## Data excerpts
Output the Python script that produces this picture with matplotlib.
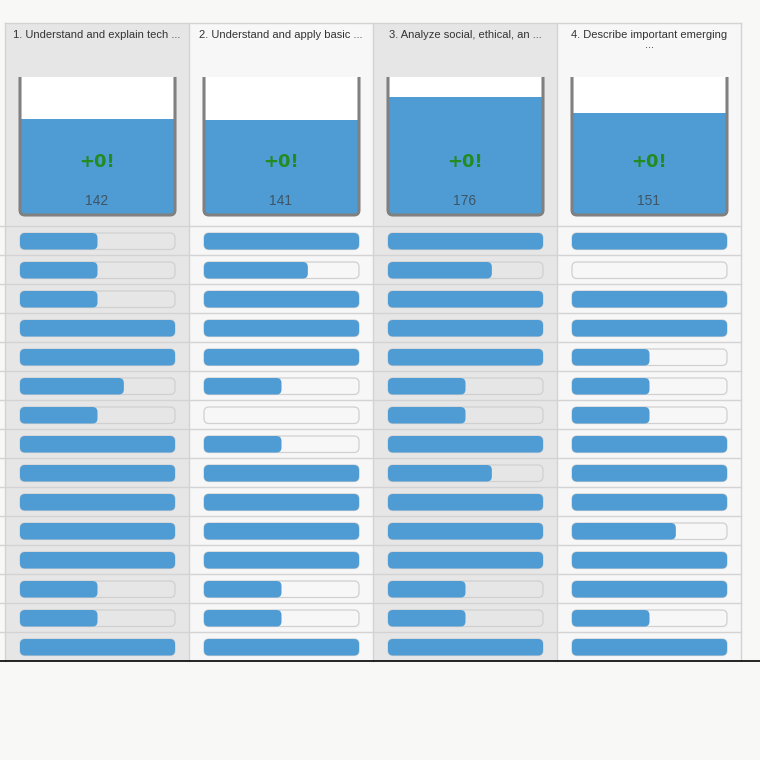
import matplotlib
matplotlib.use("Agg")
import matplotlib.pyplot as plt
from matplotlib.patches import Rectangle, FancyBboxPatch
from matplotlib.path import Path
from matplotlib.patches import PathPatch

plt.rcParams['font.family'] = ['Liberation Sans', 'DejaVu Sans']

# datos
headers = ["1. Understand and explain tech ...",
           "2. Understand and apply basic ...",
           "3. Analyze social, ethical, an ...",
           "4. Describe important emerging\n..."]
totals = [142, 141, 176, 151]
gains = ["+0!", "+0!", "+0!", "+0!"]
beaker_max = 205

# progreso por fila (15 filas) para cada columna
col1 = [0.5, 0.5, 0.5, 1, 1, 0.67, 0.5, 1, 1, 1, 1, 1, 0.5, 0.5, 1]
col2 = [1, 0.67, 1, 1, 1, 0.5, 0, 0.5, 1, 1, 1, 1, 0.5, 0.5, 1]
col3 = [1, 0.67, 1, 1, 1, 0.5, 0.5, 1, 0.67, 1, 1, 1, 0.5, 0.5, 1]
col4 = [1, 0, 1, 1, 0.5, 0.5, 0.5, 1, 1, 1, 0.67, 1, 1, 0.5, 1]
progress = [col1, col2, col3, col4]

# estilo
blue = "#4f9cd4"
grid = "#d3d3d3"
col_bg = ["#e6e6e6", "#f7f7f7", "#e6e6e6", "#f7f7f7"]

fig = plt.figure(figsize=(7.6, 7.6), dpi=100, facecolor="#f8f8f7")
ax = fig.add_axes([0, 0, 1, 1])
ax.set_xlim(0, 760)
ax.set_ylim(760, 0)
ax.axis("off")

x0, col_w = 5, 184
top, head_h, row_h = 23, 203, 29
n_rows = len(col1)
bottom = top + head_h + row_h * n_rows

for c in range(4):
    cx = x0 + c * col_w
    ax.add_patch(Rectangle((cx, top), col_w, bottom - top, facecolor=col_bg[c],
                           edgecolor="none", zorder=0))
    ax.plot([cx, cx], [top, bottom], color=grid, lw=1, zorder=1)
    mid = cx + col_w / 2

    # encabezado
    ax.text(mid, 30, headers[c], ha="center", va="top", fontsize=8,
            color="#333333", linespacing=1.05)

    # vaso
    bx0, bx1 = cx + 15, cx + 170
    by0, by1 = 77, 215
    ax.add_patch(Rectangle((bx0, by0), bx1 - bx0, by1 - by0, facecolor="white",
                           edgecolor="none", zorder=2))
    fill_h = totals[c] / beaker_max * (by1 - by0)
    ax.add_patch(Rectangle((bx0, by1 - fill_h), bx1 - bx0, fill_h, facecolor=blue,
                           edgecolor="none", zorder=3))
    r = 5
    verts = [(bx0, by0), (bx0, by1 - r), (bx0, by1), (bx0 + r, by1),
             (bx1 - r, by1), (bx1, by1), (bx1, by1 - r), (bx1, by0)]
    codes = [Path.MOVETO, Path.LINETO, Path.CURVE3, Path.CURVE3,
             Path.LINETO, Path.CURVE3, Path.CURVE3, Path.LINETO]
    ax.add_patch(PathPatch(Path(verts, codes), facecolor="none", edgecolor="#808080",
                           lw=2.2, zorder=4))
    ax.text(mid, 162, gains[c], ha="center", va="center", fontsize=13,
            fontweight="bold", family="DejaVu Sans", color="#228b22", zorder=5)
    ax.text(mid, 201, str(totals[c]), ha="center", va="center", fontsize=10,
            color="#3d5566", zorder=5)

    # barras de progreso
    for i, v in enumerate(progress[c]):
        ry = top + head_h + i * row_h
        bar_x, bar_w = cx + 15, 155
        bar_y, bar_h = ry + 7, 16.5
        ax.add_patch(FancyBboxPatch((bar_x, bar_y), bar_w, bar_h,
                                    boxstyle="round,pad=0,rounding_size=5",
                                    facecolor=col_bg[c], edgecolor="#d0d0d0",
                                    lw=0.9, zorder=2))
        if v > 0:
            ax.add_patch(FancyBboxPatch((bar_x, bar_y), bar_w * v, bar_h,
                                        boxstyle="round,pad=0,rounding_size=5",
                                        facecolor=blue, edgecolor="none", zorder=3))

# lineas de la tabla
ax.plot([x0 + 4 * col_w] * 2, [top, bottom], color=grid, lw=1, zorder=1)
ax.plot([x0, x0 + 4 * col_w], [top, top], color=grid, lw=1, zorder=1)
for i in range(n_rows):
    y = top + head_h + i * row_h
    ax.plot([0, x0 + 4 * col_w], [y, y], color=grid, lw=1, zorder=1)
ax.plot([0, 760], [bottom, bottom], color="black", lw=1.2, zorder=6)

fig.savefig("out.png", dpi=100, facecolor=fig.get_facecolor())
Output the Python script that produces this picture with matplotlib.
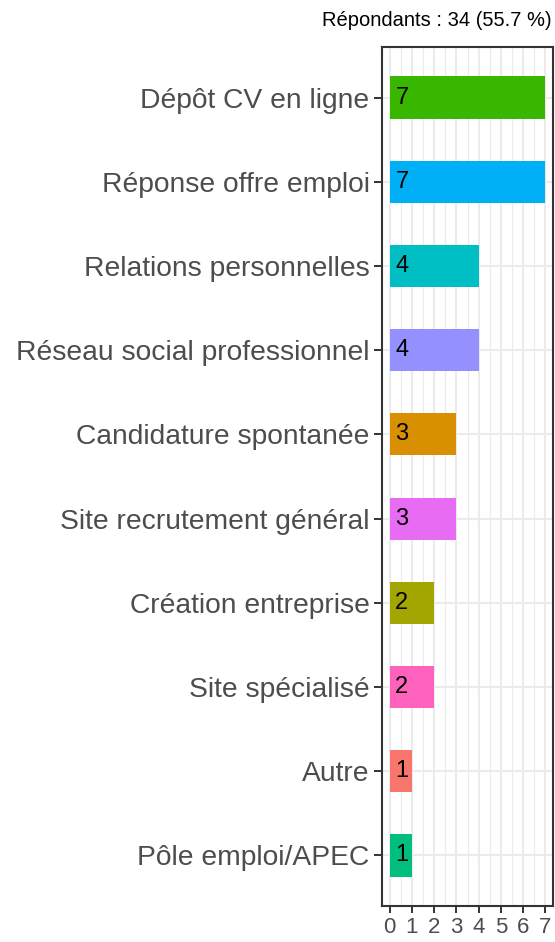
import numpy as np
import matplotlib.pyplot as plt
from matplotlib.ticker import MultipleLocator

plt.rcParams['font.family'] = ['Liberation Sans', 'DejaVu Sans']

# Data (top to bottom)
categories = ['Dépôt CV en ligne', 'Réponse offre emploi', 'Relations personnelles',
              'Réseau social professionnel', 'Candidature spontanée',
              'Site recrutement général', 'Création entreprise', 'Site spécialisé',
              'Autre', 'Pôle emploi/APEC']
counts = [7, 7, 4, 4, 3, 3, 2, 2, 1, 1]
colors = ['#39B600', '#00B0F6', '#00BFC4', '#9590FF', '#D89000',
          '#E76BF3', '#A3A500', '#FF62BC', '#F8766D', '#00BF7D']
title = 'Répondants : 34 (55.7 %)'

fig = plt.figure(figsize=(5.55, 9.42), dpi=100)
ax = fig.add_axes([382 / 555, 1 - 906 / 942, 171 / 555, 859 / 942])

y = np.arange(len(categories))[::-1] + 1
ax.barh(y, counts, height=0.5, color=colors, zorder=3)
for yi, c in zip(y, counts):
    ax.annotate(str(c), (0, yi), xytext=(4, 0), textcoords='offset points',
                ha='left', va='center', fontsize=17, color='black', zorder=4)

ax.set_xlim(-0.35, 7.35)
ax.set_ylim(0.4, 10.6)
ax.set_yticks(y)
ax.set_yticklabels(categories, fontsize=20.3, color='#4D4D4D')
ax.xaxis.set_major_locator(MultipleLocator(1))
ax.xaxis.set_minor_locator(MultipleLocator(0.5))
ax.tick_params(axis='x', labelsize=16, labelcolor='#4D4D4D', color='#333333',
               length=5, width=1.4, pad=3)
ax.tick_params(axis='x', which='minor', length=0)
ax.tick_params(axis='y', color='#333333', length=5.5, width=1.4, pad=3.5)

ax.grid(which='major', color='#EBEBEB', linewidth=1.5, zorder=0)
ax.grid(which='minor', axis='x', color='#EBEBEB', linewidth=0.8, zorder=0)
ax.set_axisbelow(True)
for s in ax.spines.values():
    s.set_color('#333333')
    s.set_linewidth(1.5)

fig.text(552 / 555, 1 - 20 / 942, title, ha='right', va='center', fontsize=14.5)

fig.savefig('out.png', dpi=100)
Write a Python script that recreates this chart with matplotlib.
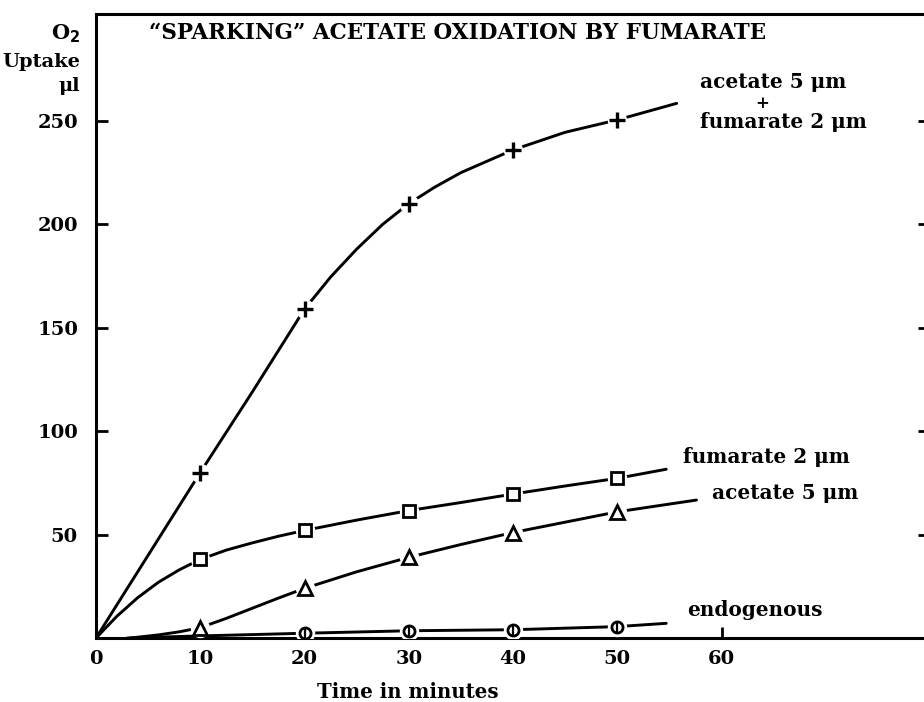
import matplotlib.pyplot as plt

# marker readings (minutes / O2 uptake in microlitres)
times = [10, 20, 30, 40, 50]
both_pts = [80, 159, 210, 236, 250.5]
fum_pts = [38, 52, 61.6, 69.6, 77.2]
ace_pts = [5, 24, 39, 51, 61]
endo_times = [20, 30, 40, 50]
endo_pts = [2.3, 3.5, 4, 5.5]

# drawn curves
both_x = [0, 5, 10, 12.5, 15, 17.5, 20, 22.5, 25, 27.5, 30, 32.5, 35, 40, 45, 50, 55.7]
both_y = [0, 40, 80, 99.5, 119, 139, 159, 174.5, 188, 200, 210, 218, 225, 236, 244.5, 250.5, 258.5]
fum_x = [0, 2, 4, 6, 8, 10, 12.5, 15, 17.5, 20, 25, 30, 35, 40, 45, 50, 54.7]
fum_y = [0, 10.5, 19.5, 27, 33, 38, 42.5, 46, 49.2, 52, 57, 61.6, 65.5, 69.6, 73.5, 77.2, 81.6]
ace_x = [3.3, 6, 8, 10, 12.5, 15, 17.5, 20, 25, 30, 35, 40, 45, 50, 57.6]
ace_y = [0, 1.5, 3, 5, 9.5, 14.4, 19.3, 24, 32, 39, 45.2, 51, 56, 61, 66.7]
endo_x = [3, 10, 20, 30, 40, 50, 54.7]
endo_y = [0, 1, 2.3, 3.5, 4, 5.5, 7.1]

xticks = [0, 10, 20, 30, 40, 50, 60]
yticks = [50, 100, 150, 200, 250]

plt.rcParams['font.family'] = ['DejaVu Serif']
plt.rcParams['font.weight'] = 'bold'

W, H = 924, 702
fig = plt.figure(figsize=(9.24, 7.02), dpi=100)
ax = fig.add_axes([96 / W, (H - 638) / H, (930 - 96) / W, (638 - 14) / H])
ax.set_xlim(0, 80)
ax.set_ylim(0, 301.7)

for s in ax.spines.values():
    s.set_linewidth(2.2)

lw = 2.1
ax.plot(both_x, both_y, color='black', lw=lw, solid_capstyle='round', solid_joinstyle='round')
ax.plot(fum_x, fum_y, color='black', lw=lw, solid_capstyle='round', solid_joinstyle='round')
ax.plot(ace_x, ace_y, color='black', lw=lw, solid_capstyle='round', solid_joinstyle='round')
ax.plot(endo_x, endo_y, color='black', lw=lw, solid_capstyle='round', solid_joinstyle='round')

# white gaps round each point, then the symbol
for xs, ys in [(times, both_pts), (times, fum_pts), (times, ace_pts), (endo_times, endo_pts)]:
    ax.plot(xs, ys, 'o', ms=14, mfc='white', mec='none', zorder=3)

ax.plot(times, both_pts, '+', ms=11, mew=2.4, color='black', zorder=4)
ax.plot(times, fum_pts, 's', ms=8, mew=2, mfc='white', mec='black', zorder=4)
ax.plot(times, ace_pts, '^', ms=10, mew=2, mfc='white', mec='black', zorder=4)
ax.plot(endo_times, endo_pts, 'o', ms=8, mew=2, mfc='white', mec='black', zorder=4)
ax.plot(endo_times, endo_pts, '|', ms=8, mew=1.6, color='black', zorder=5)

ax.set_xticks(xticks)
ax.set_yticks(yticks)
ax.tick_params(axis='x', direction='in', length=8, width=2, labelsize=14, pad=9)
ax.tick_params(axis='y', direction='in', length=8.6, width=2, labelsize=14, pad=13,
               right=True)

fig.text(458 / W, 1 - 33 / H, '\u201cSPARKING\u201d ACETATE OXIDATION BY FUMARATE',
         fontsize=15.5, ha='center', va='center')

fig.text(80 / W, 1 - 34 / H, 'O$_\\mathbf{2}$', fontsize=15, ha='right', va='center')
fig.text(80 / W, 1 - 62 / H, 'Uptake', fontsize=14, ha='right', va='center')
fig.text(80 / W, 1 - 86 / H, '\u03bcl', fontsize=14, ha='right', va='center')

fig.text(408 / W, 1 - 692 / H, 'Time in minutes', fontsize=14.2, ha='center', va='center')

fig.text(700 / W, 1 - 82 / H, 'acetate 5 \u03bcm', fontsize=14.4, ha='left', va='center')
fig.text(762 / W, 1 - 104 / H, '+', fontsize=12, ha='center', va='center')
fig.text(700 / W, 1 - 122 / H, 'fumarate 2 \u03bcm', fontsize=14.4, ha='left', va='center')
fig.text(683 / W, 1 - 457 / H, 'fumarate 2 \u03bcm', fontsize=14.4, ha='left', va='center')
fig.text(712 / W, 1 - 493 / H, 'acetate 5 \u03bcm', fontsize=14.4, ha='left', va='center')
fig.text(687 / W, 1 - 610 / H, 'endogenous', fontsize=14.4, ha='left', va='center')

fig.savefig('out.png', dpi=100)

## Short task
Without the pictures, copy the entries from their first line through the line containing "beaker_max = 205", and only those lines.

## Completed exercise
Output the Python script that produces this picture with matplotlib.
import matplotlib
matplotlib.use("Agg")
import matplotlib.pyplot as plt
from matplotlib.patches import Rectangle, FancyBboxPatch
from matplotlib.path import Path
from matplotlib.patches import PathPatch

plt.rcParams['font.family'] = ['Liberation Sans', 'DejaVu Sans']

# datos
headers = ["1. Understand and explain tech ...",
           "2. Understand and apply basic ...",
           "3. Analyze social, ethical, an ...",
           "4. Describe important emerging\n..."]
totals = [142, 141, 176, 151]
gains = ["+0!", "+0!", "+0!", "+0!"]
beaker_max = 205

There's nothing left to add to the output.